### TASK OBJECTIVE
Retype the opening lines of the listing below, ending with the line that contains "const highR2 = ['0.915', '0.857', '0.765', '0.908'];", and leave out any pictures.

### DATASET SECTION
□ □ □ □ □ □ □

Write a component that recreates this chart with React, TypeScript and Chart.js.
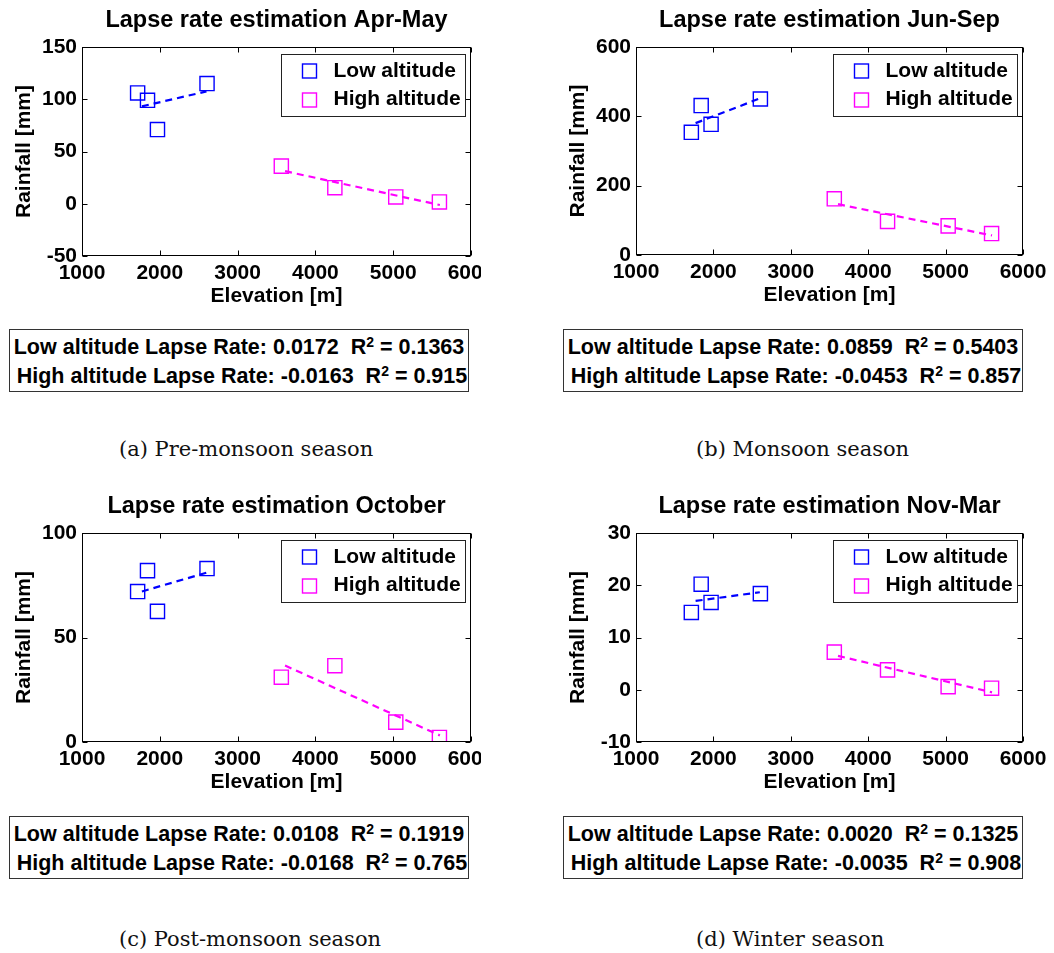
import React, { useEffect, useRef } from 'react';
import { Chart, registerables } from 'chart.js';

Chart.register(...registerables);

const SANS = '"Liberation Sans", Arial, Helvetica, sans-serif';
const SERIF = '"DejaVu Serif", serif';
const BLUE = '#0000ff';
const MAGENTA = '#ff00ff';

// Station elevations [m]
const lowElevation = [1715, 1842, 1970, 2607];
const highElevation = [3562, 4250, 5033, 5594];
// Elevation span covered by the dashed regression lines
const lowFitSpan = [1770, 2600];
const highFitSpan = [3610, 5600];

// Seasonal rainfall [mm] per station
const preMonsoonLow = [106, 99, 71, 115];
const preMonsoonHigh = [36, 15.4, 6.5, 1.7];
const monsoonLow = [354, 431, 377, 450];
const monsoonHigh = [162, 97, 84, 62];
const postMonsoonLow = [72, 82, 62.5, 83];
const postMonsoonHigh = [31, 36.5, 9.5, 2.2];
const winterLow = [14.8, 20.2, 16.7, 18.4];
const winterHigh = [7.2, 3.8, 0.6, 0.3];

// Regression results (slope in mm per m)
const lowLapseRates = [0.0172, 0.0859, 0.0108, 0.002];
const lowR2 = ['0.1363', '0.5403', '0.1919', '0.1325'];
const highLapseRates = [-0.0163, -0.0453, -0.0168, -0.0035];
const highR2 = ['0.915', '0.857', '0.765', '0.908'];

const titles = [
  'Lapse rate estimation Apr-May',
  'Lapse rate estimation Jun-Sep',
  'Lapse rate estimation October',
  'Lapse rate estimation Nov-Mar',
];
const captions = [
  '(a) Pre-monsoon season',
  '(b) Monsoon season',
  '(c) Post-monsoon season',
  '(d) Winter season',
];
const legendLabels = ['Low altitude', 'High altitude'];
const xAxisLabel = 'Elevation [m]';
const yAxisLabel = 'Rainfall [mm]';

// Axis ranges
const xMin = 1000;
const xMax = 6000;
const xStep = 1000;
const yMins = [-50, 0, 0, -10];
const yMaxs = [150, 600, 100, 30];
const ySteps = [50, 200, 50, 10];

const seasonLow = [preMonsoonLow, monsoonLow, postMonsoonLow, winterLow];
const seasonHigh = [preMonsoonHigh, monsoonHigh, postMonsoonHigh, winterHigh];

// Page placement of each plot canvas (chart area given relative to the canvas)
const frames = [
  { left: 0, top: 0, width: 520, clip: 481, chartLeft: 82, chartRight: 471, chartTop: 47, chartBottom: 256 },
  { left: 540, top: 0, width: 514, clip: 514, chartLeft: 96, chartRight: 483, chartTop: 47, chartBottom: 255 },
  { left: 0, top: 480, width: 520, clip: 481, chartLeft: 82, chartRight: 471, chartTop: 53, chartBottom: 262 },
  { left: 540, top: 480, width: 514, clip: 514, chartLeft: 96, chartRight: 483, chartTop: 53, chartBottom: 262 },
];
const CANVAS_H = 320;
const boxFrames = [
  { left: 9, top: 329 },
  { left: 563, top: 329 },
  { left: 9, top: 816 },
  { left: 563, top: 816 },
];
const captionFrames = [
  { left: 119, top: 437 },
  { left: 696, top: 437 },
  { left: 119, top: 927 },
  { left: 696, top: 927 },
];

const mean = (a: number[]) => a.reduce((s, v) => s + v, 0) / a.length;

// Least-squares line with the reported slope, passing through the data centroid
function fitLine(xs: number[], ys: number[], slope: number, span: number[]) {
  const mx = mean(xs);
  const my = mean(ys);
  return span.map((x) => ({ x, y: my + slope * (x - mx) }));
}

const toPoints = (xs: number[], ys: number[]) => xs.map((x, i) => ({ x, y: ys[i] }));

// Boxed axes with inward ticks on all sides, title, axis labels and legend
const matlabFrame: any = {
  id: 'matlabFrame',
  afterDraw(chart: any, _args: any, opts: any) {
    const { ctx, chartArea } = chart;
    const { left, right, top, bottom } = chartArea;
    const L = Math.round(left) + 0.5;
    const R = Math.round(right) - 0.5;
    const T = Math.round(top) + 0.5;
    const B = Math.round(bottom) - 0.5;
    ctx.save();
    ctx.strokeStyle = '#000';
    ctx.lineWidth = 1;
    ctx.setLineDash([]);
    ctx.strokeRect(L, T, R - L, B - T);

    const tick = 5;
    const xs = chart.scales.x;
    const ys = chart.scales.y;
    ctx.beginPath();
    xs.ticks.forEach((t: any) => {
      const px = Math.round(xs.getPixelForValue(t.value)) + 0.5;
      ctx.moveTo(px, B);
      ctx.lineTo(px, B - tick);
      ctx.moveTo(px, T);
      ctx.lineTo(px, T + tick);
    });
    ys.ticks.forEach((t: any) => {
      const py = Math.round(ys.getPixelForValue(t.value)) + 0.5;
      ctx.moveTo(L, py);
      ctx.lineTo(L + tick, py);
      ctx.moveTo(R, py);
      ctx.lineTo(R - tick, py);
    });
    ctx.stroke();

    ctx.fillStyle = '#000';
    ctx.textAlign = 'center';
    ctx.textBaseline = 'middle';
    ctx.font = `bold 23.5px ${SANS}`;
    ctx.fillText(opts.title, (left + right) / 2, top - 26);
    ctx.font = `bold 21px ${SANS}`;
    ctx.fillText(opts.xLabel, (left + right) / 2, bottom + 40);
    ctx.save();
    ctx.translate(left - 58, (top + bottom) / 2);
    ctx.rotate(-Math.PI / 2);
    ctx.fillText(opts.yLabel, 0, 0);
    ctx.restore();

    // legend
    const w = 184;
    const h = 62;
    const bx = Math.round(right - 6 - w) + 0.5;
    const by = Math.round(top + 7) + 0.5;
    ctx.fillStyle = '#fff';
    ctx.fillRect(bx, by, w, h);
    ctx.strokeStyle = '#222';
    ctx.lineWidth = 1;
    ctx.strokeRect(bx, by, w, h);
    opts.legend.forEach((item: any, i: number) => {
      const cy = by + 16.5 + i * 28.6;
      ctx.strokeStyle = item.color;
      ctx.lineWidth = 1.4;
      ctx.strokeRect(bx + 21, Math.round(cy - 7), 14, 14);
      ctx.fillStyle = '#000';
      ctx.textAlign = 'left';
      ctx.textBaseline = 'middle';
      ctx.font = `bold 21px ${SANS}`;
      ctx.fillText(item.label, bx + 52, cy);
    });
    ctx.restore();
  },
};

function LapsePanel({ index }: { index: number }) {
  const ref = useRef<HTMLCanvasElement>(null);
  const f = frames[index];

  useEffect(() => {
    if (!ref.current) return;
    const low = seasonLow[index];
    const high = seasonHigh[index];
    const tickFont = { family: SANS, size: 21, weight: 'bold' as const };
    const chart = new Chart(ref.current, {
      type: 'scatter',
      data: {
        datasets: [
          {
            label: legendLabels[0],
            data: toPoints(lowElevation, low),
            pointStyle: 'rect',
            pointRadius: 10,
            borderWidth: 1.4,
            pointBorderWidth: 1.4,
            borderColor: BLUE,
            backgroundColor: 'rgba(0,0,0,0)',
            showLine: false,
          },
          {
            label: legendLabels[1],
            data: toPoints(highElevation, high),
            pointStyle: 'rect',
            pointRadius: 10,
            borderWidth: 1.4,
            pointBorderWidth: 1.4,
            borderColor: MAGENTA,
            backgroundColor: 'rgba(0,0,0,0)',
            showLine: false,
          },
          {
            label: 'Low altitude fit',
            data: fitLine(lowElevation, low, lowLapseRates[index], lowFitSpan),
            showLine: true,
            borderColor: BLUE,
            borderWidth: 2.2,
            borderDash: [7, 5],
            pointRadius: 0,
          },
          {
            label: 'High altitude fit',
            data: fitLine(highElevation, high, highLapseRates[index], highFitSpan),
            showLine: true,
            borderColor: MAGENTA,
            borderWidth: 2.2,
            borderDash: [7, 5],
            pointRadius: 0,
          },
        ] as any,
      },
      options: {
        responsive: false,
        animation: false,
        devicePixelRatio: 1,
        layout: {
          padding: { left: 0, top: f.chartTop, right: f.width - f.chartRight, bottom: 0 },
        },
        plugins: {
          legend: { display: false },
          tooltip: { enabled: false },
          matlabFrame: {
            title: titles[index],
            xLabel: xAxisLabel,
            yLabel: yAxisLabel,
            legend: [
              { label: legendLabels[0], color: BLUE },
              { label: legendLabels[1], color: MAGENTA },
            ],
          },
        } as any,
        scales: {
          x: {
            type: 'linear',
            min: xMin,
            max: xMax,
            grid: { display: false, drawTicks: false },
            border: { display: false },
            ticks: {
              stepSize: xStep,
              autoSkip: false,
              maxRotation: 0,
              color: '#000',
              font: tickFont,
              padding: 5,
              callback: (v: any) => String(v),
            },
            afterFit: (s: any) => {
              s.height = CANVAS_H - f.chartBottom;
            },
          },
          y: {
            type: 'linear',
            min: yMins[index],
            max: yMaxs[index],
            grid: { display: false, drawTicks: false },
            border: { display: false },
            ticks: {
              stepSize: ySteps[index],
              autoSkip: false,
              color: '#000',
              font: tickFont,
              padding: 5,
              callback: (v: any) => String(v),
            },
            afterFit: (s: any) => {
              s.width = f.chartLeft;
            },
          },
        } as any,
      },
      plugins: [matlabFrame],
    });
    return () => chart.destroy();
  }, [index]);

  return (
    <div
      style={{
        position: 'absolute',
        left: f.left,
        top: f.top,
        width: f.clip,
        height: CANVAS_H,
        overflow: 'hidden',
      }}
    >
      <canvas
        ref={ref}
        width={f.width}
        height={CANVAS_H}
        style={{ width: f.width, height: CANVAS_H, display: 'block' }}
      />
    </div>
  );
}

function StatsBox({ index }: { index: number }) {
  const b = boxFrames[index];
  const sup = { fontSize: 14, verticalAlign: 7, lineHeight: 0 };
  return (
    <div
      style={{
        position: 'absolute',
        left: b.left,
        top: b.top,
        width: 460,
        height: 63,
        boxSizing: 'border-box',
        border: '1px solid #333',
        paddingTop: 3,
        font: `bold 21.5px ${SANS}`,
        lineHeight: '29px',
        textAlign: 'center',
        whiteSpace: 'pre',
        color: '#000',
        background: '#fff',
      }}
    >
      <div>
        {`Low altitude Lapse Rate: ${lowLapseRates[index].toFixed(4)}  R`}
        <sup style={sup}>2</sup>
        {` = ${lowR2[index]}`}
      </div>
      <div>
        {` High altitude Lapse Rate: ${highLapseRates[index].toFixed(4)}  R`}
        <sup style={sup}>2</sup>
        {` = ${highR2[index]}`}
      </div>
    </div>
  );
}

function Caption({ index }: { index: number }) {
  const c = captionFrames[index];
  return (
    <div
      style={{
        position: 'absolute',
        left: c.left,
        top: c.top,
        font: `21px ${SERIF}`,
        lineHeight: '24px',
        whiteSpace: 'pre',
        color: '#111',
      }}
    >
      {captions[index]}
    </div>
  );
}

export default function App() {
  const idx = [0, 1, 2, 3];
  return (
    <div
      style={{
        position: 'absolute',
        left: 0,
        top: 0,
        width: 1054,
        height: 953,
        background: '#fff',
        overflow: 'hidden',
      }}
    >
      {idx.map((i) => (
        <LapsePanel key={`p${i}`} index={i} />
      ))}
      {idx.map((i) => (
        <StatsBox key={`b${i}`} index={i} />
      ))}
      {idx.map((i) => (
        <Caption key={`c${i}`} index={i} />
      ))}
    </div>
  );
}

□ □ □ □ □ □ □

### OUTPUT BELOW
Write a component that recreates this chart with React, TypeScript and Chart.js.
import React, { useEffect, useRef } from 'react';
import { Chart, registerables } from 'chart.js';

Chart.register(...registerables);

const SANS = '"Liberation Sans", Arial, Helvetica, sans-serif';
const SERIF = '"DejaVu Serif", serif';
const BLUE = '#0000ff';
const MAGENTA = '#ff00ff';

// Station elevations [m]
const lowElevation = [1715, 1842, 1970, 2607];
const highElevation = [3562, 4250, 5033, 5594];
// Elevation span covered by the dashed regression lines
const lowFitSpan = [1770, 2600];
const highFitSpan = [3610, 5600];

// Seasonal rainfall [mm] per station
const preMonsoonLow = [106, 99, 71, 115];
const preMonsoonHigh = [36, 15.4, 6.5, 1.7];
const monsoonLow = [354, 431, 377, 450];
const monsoonHigh = [162, 97, 84, 62];
const postMonsoonLow = [72, 82, 62.5, 83];
const postMonsoonHigh = [31, 36.5, 9.5, 2.2];
const winterLow = [14.8, 20.2, 16.7, 18.4];
const winterHigh = [7.2, 3.8, 0.6, 0.3];

// Regression results (slope in mm per m)
const lowLapseRates = [0.0172, 0.0859, 0.0108, 0.002];
const lowR2 = ['0.1363', '0.5403', '0.1919', '0.1325'];
const highLapseRates = [-0.0163, -0.0453, -0.0168, -0.0035];
const highR2 = ['0.915', '0.857', '0.765', '0.908'];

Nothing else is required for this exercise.